> _Given task_
Quote the data below in full, minus the images.

> _Data extract_
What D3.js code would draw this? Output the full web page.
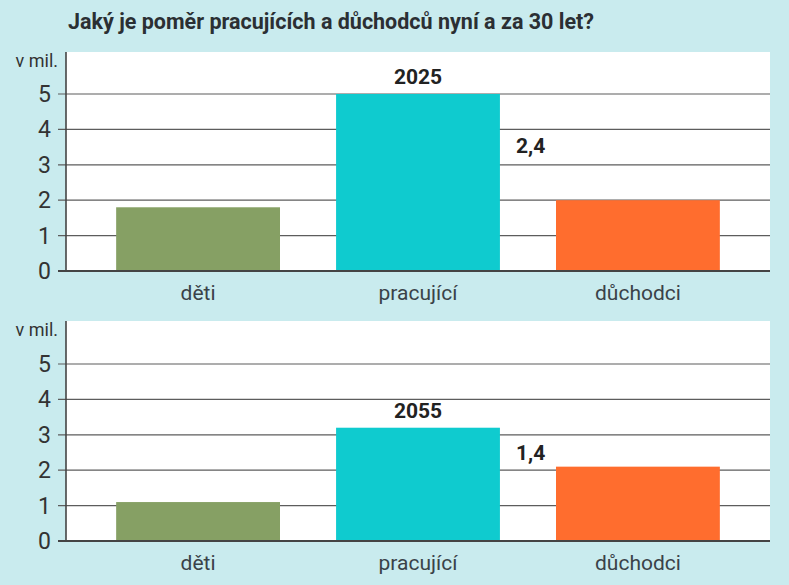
<!DOCTYPE html>
<html>
<head>
<meta charset="utf-8">
<script src="https://cdn.jsdelivr.net/npm/d3@7"></script>
<style>
  body { margin: 0; background: #c9ebee; }
  text { font-family: "Liberation Sans Narrow", "Roboto", sans-serif; }
</style>
</head>
<body>
<script>
// Data
var title = 'Jaký je poměr pracujících a důchodců nyní a za 30 let?';
var categories = ['děti', 'pracující', 'důchodci'];
var values2025 = [1.8, 5.0, 2.0];
var values2055 = [1.1, 3.2, 2.1];
var years = ['2025', '2055'];
var ratios = ['2,4', '1,4'];
var yTicks = [0, 1, 2, 3, 4, 5];
var unitLabel = 'v mil.';
var colors = ['#86a064', '#0fcbcf', '#ff6d2e'];

var width = 789, height = 585;

var svg = d3.select('body')
    .append('svg')
    .attr('width', width)
    .attr('height', height)
    .style('display', 'block');

svg.append('rect')
    .attr('width', width)
    .attr('height', height)
    .style('fill', '#c9ebee');

svg.append('text')
    .attr('x', 68)
    .attr('y', 29)
    .style('font-size', '21.5px')
    .style('font-weight', 'bold')
    .style('fill', '#2b2f33')
    .text(title);

var x = d3.scaleBand()
    .domain(categories)
    .range([88, 748])
    .paddingInner(0.255)
    .paddingOuter(0.128);

// one panel per year
var panels = [
    {values: values2025, year: years[0], ratio: ratios[0], top: 52, base: 271, ratioY: 3.33},
    {values: values2055, year: years[1], ratio: ratios[1], top: 321, base: 541, ratioY: 2.29}
];

panels.forEach(function(p){
    var y = d3.scaleLinear()
        .domain([0, 5])
        .range([p.base, p.base - 177]);

    var g = svg.append('g');

    g.append('rect')
        .attr('x', 66)
        .attr('y', p.top)
        .attr('width', 770 - 66)
        .attr('height', p.base - p.top)
        .style('fill', '#fff');

    // gridlines
    g.selectAll('.grid')
        .data(yTicks.slice(1))
        .enter()
        .append('line')
        .attr('x1', 58)
        .attr('x2', 770)
        .attr('y1', function(d){ return y(d); })
        .attr('y2', function(d){ return y(d); })
        .style('stroke', '#5c5c5c')
        .style('stroke-width', 1.2);

    g.selectAll('.bar')
        .data(p.values)
        .enter()
        .append('rect')
        .attr('x', function(d, i){ return x(categories[i]); })
        .attr('width', x.bandwidth())
        .attr('y', function(d){ return y(d); })
        .attr('height', function(d){ return y(0) - y(d); })
        .style('fill', function(d, i){ return colors[i]; });

    // axes lines
    g.append('line')
        .attr('x1', 66).attr('x2', 66)
        .attr('y1', p.top).attr('y2', p.base)
        .style('stroke', '#444')
        .style('stroke-width', 1.6);
    g.append('line')
        .attr('x1', 58).attr('x2', 770)
        .attr('y1', p.base).attr('y2', p.base)
        .style('stroke', '#444')
        .style('stroke-width', 1.8);

    g.selectAll('.tick')
        .data(yTicks)
        .enter()
        .append('text')
        .attr('x', 51)
        .attr('y', function(d){ return y(d) + 8; })
        .attr('text-anchor', 'end')
        .style('font-size', '23px')
        .style('fill', '#333')
        .text(function(d){ return d; });

    g.append('text')
        .attr('x', 58)
        .attr('y', p.top + 15)
        .attr('text-anchor', 'end')
        .style('font-size', '18px')
        .style('fill', '#333')
        .text(unitLabel);

    g.selectAll('.cat')
        .data(categories)
        .enter()
        .append('text')
        .attr('x', function(d){ return x(d) + x.bandwidth() / 2; })
        .attr('y', p.base + 29)
        .attr('text-anchor', 'middle')
        .style('font-size', '21px')
        .style('fill', '#3a4248')
        .text(function(d){ return d; });

    g.append('text')
        .attr('x', x(categories[1]) + x.bandwidth() / 2)
        .attr('y', y(p.values[1]) - 10)
        .attr('text-anchor', 'middle')
        .style('font-size', '21px')
        .style('font-weight', 'bold')
        .style('fill', '#222')
        .text(p.year);

    g.append('text')
        .attr('x', x(categories[1]) + x.bandwidth() + 16)
        .attr('y', y(p.ratioY))
        .style('font-size', '21px')
        .style('font-weight', 'bold')
        .style('fill', '#222')
        .text(p.ratio);
});
</script>
</body>
</html>
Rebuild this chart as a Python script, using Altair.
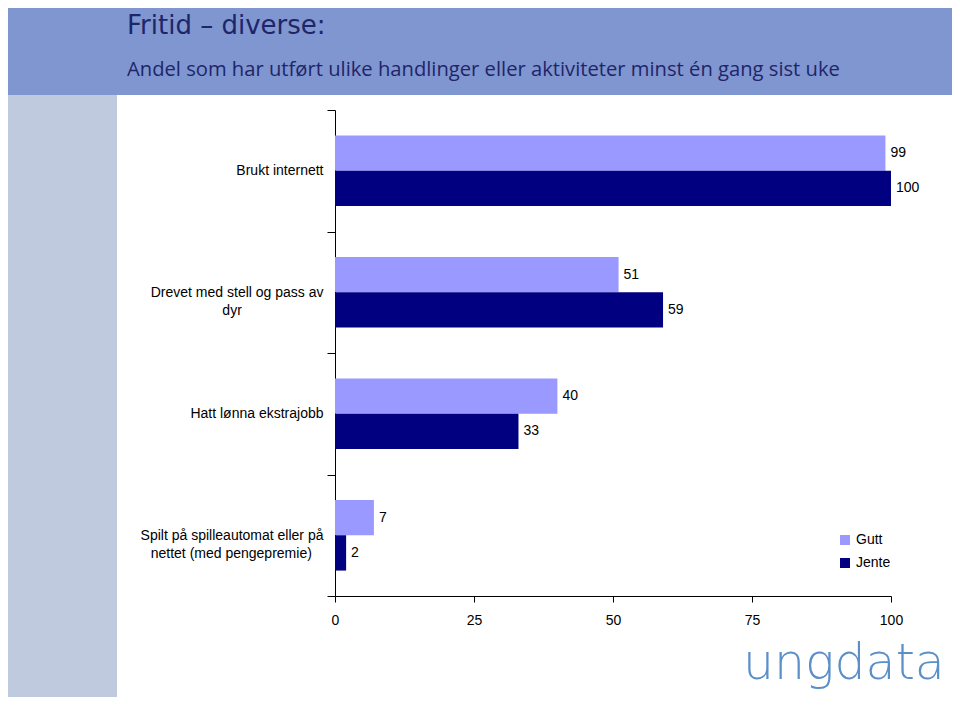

> _Full output_
What D3.js code would draw this? Output the full web page.
<!DOCTYPE html>
<html>
<head>
<meta charset="utf-8">
<script src="https://cdn.jsdelivr.net/npm/d3@7"></script>
<style>
  body { margin: 0; background: #c9ebee; }
  text { font-family: "Liberation Sans Narrow", "Roboto", sans-serif; }
</style>
</head>
<body>
<script>
// Data
var title = 'Jaký je poměr pracujících a důchodců nyní a za 30 let?';
var categories = ['děti', 'pracující', 'důchodci'];
var values2025 = [1.8, 5.0, 2.0];
var values2055 = [1.1, 3.2, 2.1];
var years = ['2025', '2055'];
var ratios = ['2,4', '1,4'];
var yTicks = [0, 1, 2, 3, 4, 5];
var unitLabel = 'v mil.';
var colors = ['#86a064', '#0fcbcf', '#ff6d2e'];

var width = 789, height = 585;

var svg = d3.select('body')
    .append('svg')
    .attr('width', width)
    .attr('height', height)
    .style('display', 'block');

svg.append('rect')
    .attr('width', width)
    .attr('height', height)
    .style('fill', '#c9ebee');

svg.append('text')
    .attr('x', 68)
    .attr('y', 29)
    .style('font-size', '21.5px')
    .style('font-weight', 'bold')
    .style('fill', '#2b2f33')
    .text(title);

var x = d3.scaleBand()
    .domain(categories)
    .range([88, 748])
    .paddingInner(0.255)
    .paddingOuter(0.128);

// one panel per year
var panels = [
    {values: values2025, year: years[0], ratio: ratios[0], top: 52, base: 271, ratioY: 3.33},
    {values: values2055, year: years[1], ratio: ratios[1], top: 321, base: 541, ratioY: 2.29}
];

panels.forEach(function(p){
    var y = d3.scaleLinear()
        .domain([0, 5])
        .range([p.base, p.base - 177]);

    var g = svg.append('g');

    g.append('rect')
        .attr('x', 66)
        .attr('y', p.top)
        .attr('width', 770 - 66)
        .attr('height', p.base - p.top)
        .style('fill', '#fff');

    // gridlines
    g.selectAll('.grid')
        .data(yTicks.slice(1))
        .enter()
        .append('line')
        .attr('x1', 58)
        .attr('x2', 770)
        .attr('y1', function(d){ return y(d); })
        .attr('y2', function(d){ return y(d); })
        .style('stroke', '#5c5c5c')
        .style('stroke-width', 1.2);

    g.selectAll('.bar')
        .data(p.values)
        .enter()
        .append('rect')
        .attr('x', function(d, i){ return x(categories[i]); })
        .attr('width', x.bandwidth())
        .attr('y', function(d){ return y(d); })
        .attr('height', function(d){ return y(0) - y(d); })
        .style('fill', function(d, i){ return colors[i]; });

    // axes lines
    g.append('line')
        .attr('x1', 66).attr('x2', 66)
        .attr('y1', p.top).attr('y2', p.base)
        .style('stroke', '#444')
        .style('stroke-width', 1.6);
    g.append('line')
        .attr('x1', 58).attr('x2', 770)
        .attr('y1', p.base).attr('y2', p.base)
        .style('stroke', '#444')
        .style('stroke-width', 1.8);

    g.selectAll('.tick')
        .data(yTicks)
        .enter()
        .append('text')
        .attr('x', 51)
        .attr('y', function(d){ return y(d) + 8; })
        .attr('text-anchor', 'end')
        .style('font-size', '23px')
        .style('fill', '#333')
        .text(function(d){ return d; });

    g.append('text')
        .attr('x', 58)
        .attr('y', p.top + 15)
        .attr('text-anchor', 'end')
        .style('font-size', '18px')
        .style('fill', '#333')
        .text(unitLabel);

    g.selectAll('.cat')
        .data(categories)
        .enter()
        .append('text')
        .attr('x', function(d){ return x(d) + x.bandwidth() / 2; })
        .attr('y', p.base + 29)
        .attr('text-anchor', 'middle')
        .style('font-size', '21px')
        .style('fill', '#3a4248')
        .text(function(d){ return d; });

    g.append('text')
        .attr('x', x(categories[1]) + x.bandwidth() / 2)
        .attr('y', y(p.values[1]) - 10)
        .attr('text-anchor', 'middle')
        .style('font-size', '21px')
        .style('font-weight', 'bold')
        .style('fill', '#222')
        .text(p.year);

    g.append('text')
        .attr('x', x(categories[1]) + x.bandwidth() + 16)
        .attr('y', y(p.ratioY))
        .style('font-size', '21px')
        .style('font-weight', 'bold')
        .style('fill', '#222')
        .text(p.ratio);
});
</script>
</body>
</html>
Rebuild this chart as a Python script, using Altair.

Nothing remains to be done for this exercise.